Johnson and Garamendi introduced the Ocean Shipping Reform Act and it passed the U.S. House of Representatives twice with over 364 votes—a majority of Democrats and Republicans.
“For nearly a year, Congressman Garamendi and I have been laser focused on getting the Ocean Shipping Reform Act signed into law,” Johnson says. “Now that it’s passed the House, I’m glad the White House is bringing further attention to the commonsense Garamendi-Johnson proposal. There are solutions to the problems we’re facing with the supply chain and the Ocean Shipping Reform Act is one of them. I hope tonight’s State of the Union reminds the Senate they have the support to get our bill across the finish line.”
Sen. Maria Cantwell, D-Wash., chair of the Committee on Commerce, Science, and Transportation, will hold a full committee hearing on Thursday, March 3, to examine S. 3580, the Ocean Shipping Reform Act, introduced by Sen. John Thune, R-S.D., and Amy Klobuchar, D-Minn.
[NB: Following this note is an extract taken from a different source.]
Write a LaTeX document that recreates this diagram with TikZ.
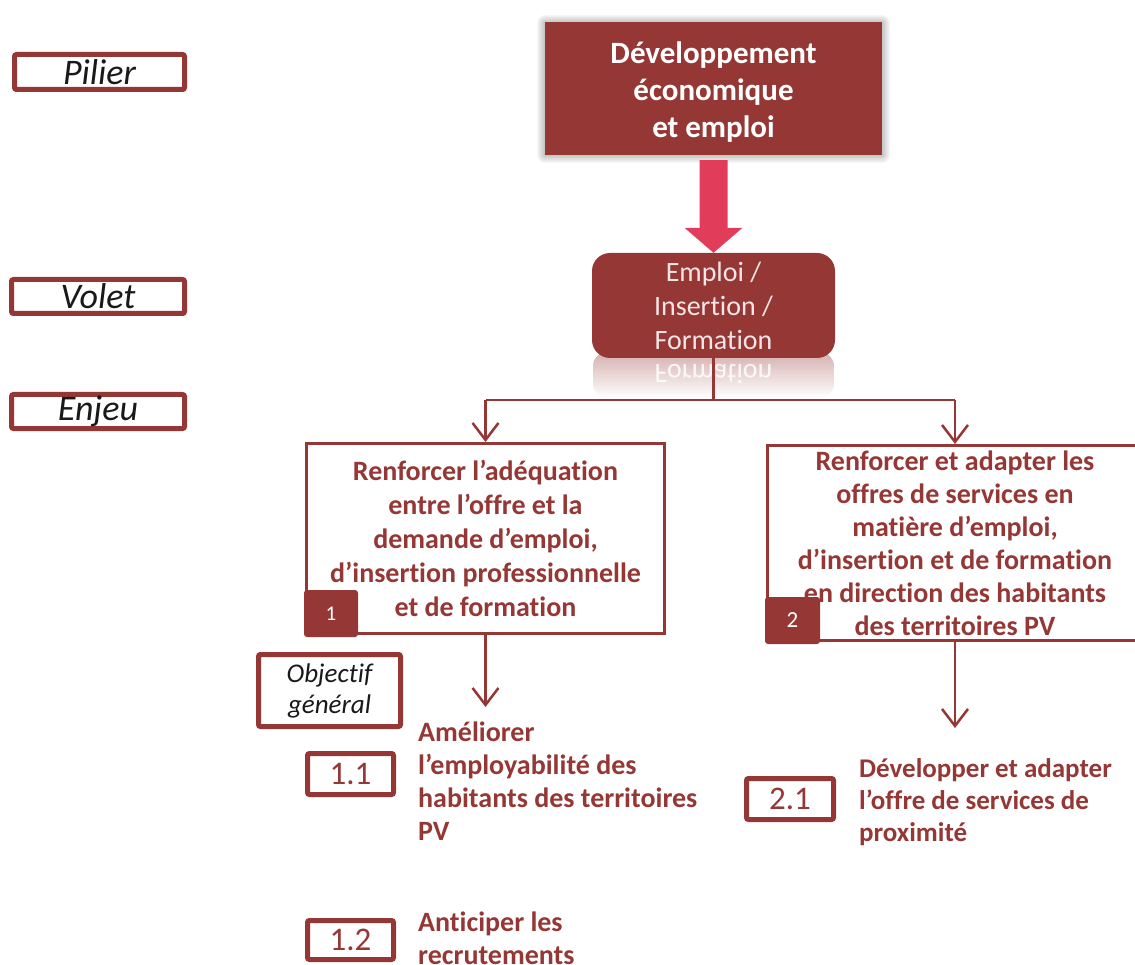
\documentclass[tikz,border=0pt]{standalone}
\usepackage{fontspec}
\setmainfont{Carlito}[Ligatures=NoCommon]
\usetikzlibrary{arrows.meta,calc}
\definecolor{dred}{HTML}{953735}
\definecolor{ared}{HTML}{E23C5B}
\definecolor{etxt}{HTML}{F4E6E6}
\begin{document}
\begin{tikzpicture}[x=1pt,y=-1pt,
  lab/.style={draw=dred, line width=5pt, rounded corners=2pt, fill=white, inner sep=0pt,
    font=\fontsize{36}{38}\selectfont\itshape, text=black!90},
  enjeubox/.style={draw=dred, line width=3pt, fill=white, inner sep=0pt, align=center,
    text=dred, font=\fontsize{28}{34}\selectfont\bfseries},
  badge/.style={fill=dred, rounded corners=3pt, text=white, inner sep=0pt,
    font=\fontsize{21}{24}\selectfont},
  numbox/.style={draw=dred, line width=5pt, rounded corners=2pt, fill=white, text=dred,
    inner sep=0pt, font=\fontsize{33}{36}\selectfont},
  objtext/.style={text=dred, align=left, anchor=north west, inner sep=0pt,
    font=\fontsize{28}{33}\selectfont\bfseries},
  link/.style={draw=dred, line width=2.5pt},
  arr/.style={link, -{Straight Barb[length=17pt,width=26pt]}}
]
\useasboundingbox (0,0) rectangle (1135,965);
\clip (0,0) rectangle (1135,965);

% left labels
\node[lab, minimum width=170pt, minimum height=35pt] (pilier) at (99.5,72) {Pilier};
\node[lab, minimum width=173pt, minimum height=34pt] (volet) at (98,296.5) {Volet};
\node[lab, minimum width=173pt, minimum height=34pt] (enjeu) at (98,411.5) {Enjeu};

% top box with soft shadow
\foreach \i in {1,...,8}{
  \fill[black, opacity=0.03, rounded corners=\i pt] (545-\i,22-\i+1) rectangle (882+\i,155+\i);
}
\node[fill=dred, minimum width=337pt, minimum height=133pt, inner sep=0pt] (top) at (713.5,88.5) {};
\node[inner sep=0pt, align=center, text=white, font=\fontsize{31}{37}\selectfont\bfseries]
  (toptext) at ($(top.center)+(0,4)$) {Développement\\économique\\et emploi};

% volet box + reflection
\shade[top color=dred!40, bottom color=white, rounded corners=14pt] (593,352) rectangle (834,398);
\begin{scope}[shift={(713.5,374)}]
  \node[yscale=-1, transform shape, text=white, opacity=0.85, font=\fontsize{28}{34}\selectfont] (refl) at (0,0) {Formation};
\end{scope}
\node[fill=dred, rounded corners=18pt, minimum width=243pt, minimum height=105pt, inner sep=0pt,
  align=center, text=etxt, font=\fontsize{28}{34}\selectfont] (emploi) at (713.5,305.5)
  {Emploi /\\Insertion /\\Formation};

% block arrow
\fill[ared] ($(top.south)+(-14,5)$) -- ($(top.south)+(14,5)$) -- ($(emploi.north)+(14,-25)$)
  -- ($(emploi.north)+(29,-25)$) -- (emploi.north) -- ($(emploi.north)+(-29,-25)$)
  -- ($(emploi.north)+(-14,-25)$) -- cycle;

% enjeux
\node[enjeubox, minimum width=358pt, minimum height=190pt] (e1) at (485.5,538.5)
  {Renforcer l’adéquation\\entre l’offre et la\\demande d’emploi,\\d’insertion professionnelle\\et de formation};
\node[enjeubox, minimum width=375pt, minimum height=195pt, font=\fontsize{28}{33}\selectfont\bfseries] (e2) at (955,543)
  {Renforcer et adapter les\\offres de services en\\matière d’emploi,\\d’insertion et de formation\\en direction des habitants\\des territoires PV};
\node[badge, minimum width=54pt, minimum height=47pt] (b1) at (331,613.5) {1};
\node[badge, minimum width=55pt, minimum height=47pt, font=\fontsize{23}{24}\selectfont] (b2) at (792.5,620.5) {2};

% connectors
\coordinate (jM) at (713.5,400);
\coordinate (jL) at (485.5,400);
\coordinate (jR) at (955,400);
\draw[link] (emploi.south) -- (jM);
\draw[link] (jL) -- (jR);
\draw[arr] (jL) -- (e1.north);
\draw[arr] (jR) -- (e2.north);
\coordinate (a1) at (485.5,707);
\coordinate (a2) at (955,728);
\draw[arr] (e1.south) -- (a1);
\draw[arr] (e2.south) -- (a2);

% objectif general
\node[lab, minimum width=142pt, minimum height=72pt, align=center,
  font=\fontsize{27}{31}\selectfont\itshape] (obj) at (329.5,690.5) {Objectif\\général};

\node[numbox, minimum width=86pt, minimum height=41pt] (n11) at (350.5,774) {1.1};
\node[numbox, minimum width=86pt, minimum height=39pt] (n12) at (350.5,940) {1.2};
\node[numbox, minimum width=87pt, minimum height=41pt] (n21) at (790,799) {2.1};

\node[objtext] (t11) at (418,722) {Améliorer\\l’employabilité des\\habitants des territoires\\PV};
\node[objtext] (t12) at (418,912) {Anticiper les\\recrutements};
\node[objtext, font=\fontsize{27}{32}\selectfont\bfseries] (t21) at (859,758) {Développer et adapter\\l’offre de services de\\proximité};
\end{tikzpicture}
\end{document}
This hearing will examine opportunities to update the Federal Maritime Commission’s authority to increase oversight of international ocean carriers.
“Too many farmers, manufacturers and other American businesses have been hit by skyrocketing shipping fees, unprecedented delays and schedule changes, while foreign shipping companies reap record profits,” says Cantwell regarding the importance of Thursday’s hearing. “Congress must take bipartisan action to protect our agriculture producers and export businesses from unfair ocean carrier practices so they can get their goods to the global marketplace, and we can further relieve port congestion, reduce supply chain backlogs and lower prices for consumers.”
The Klobuchar-Thune Ocean Shipping Reform Act would: provide the Federal Maritime Commission with greater authority to regulate harmful and discriminatory practices by international shipping companies; require carriers to certify that the fees they charge for delays are in compliance with federal regulations or face penalties; increase transparency on how many empty containers carriers are transporting; and prohibit ocean carriers from unreasonably declining U.S. exports that have been stranded at the docks.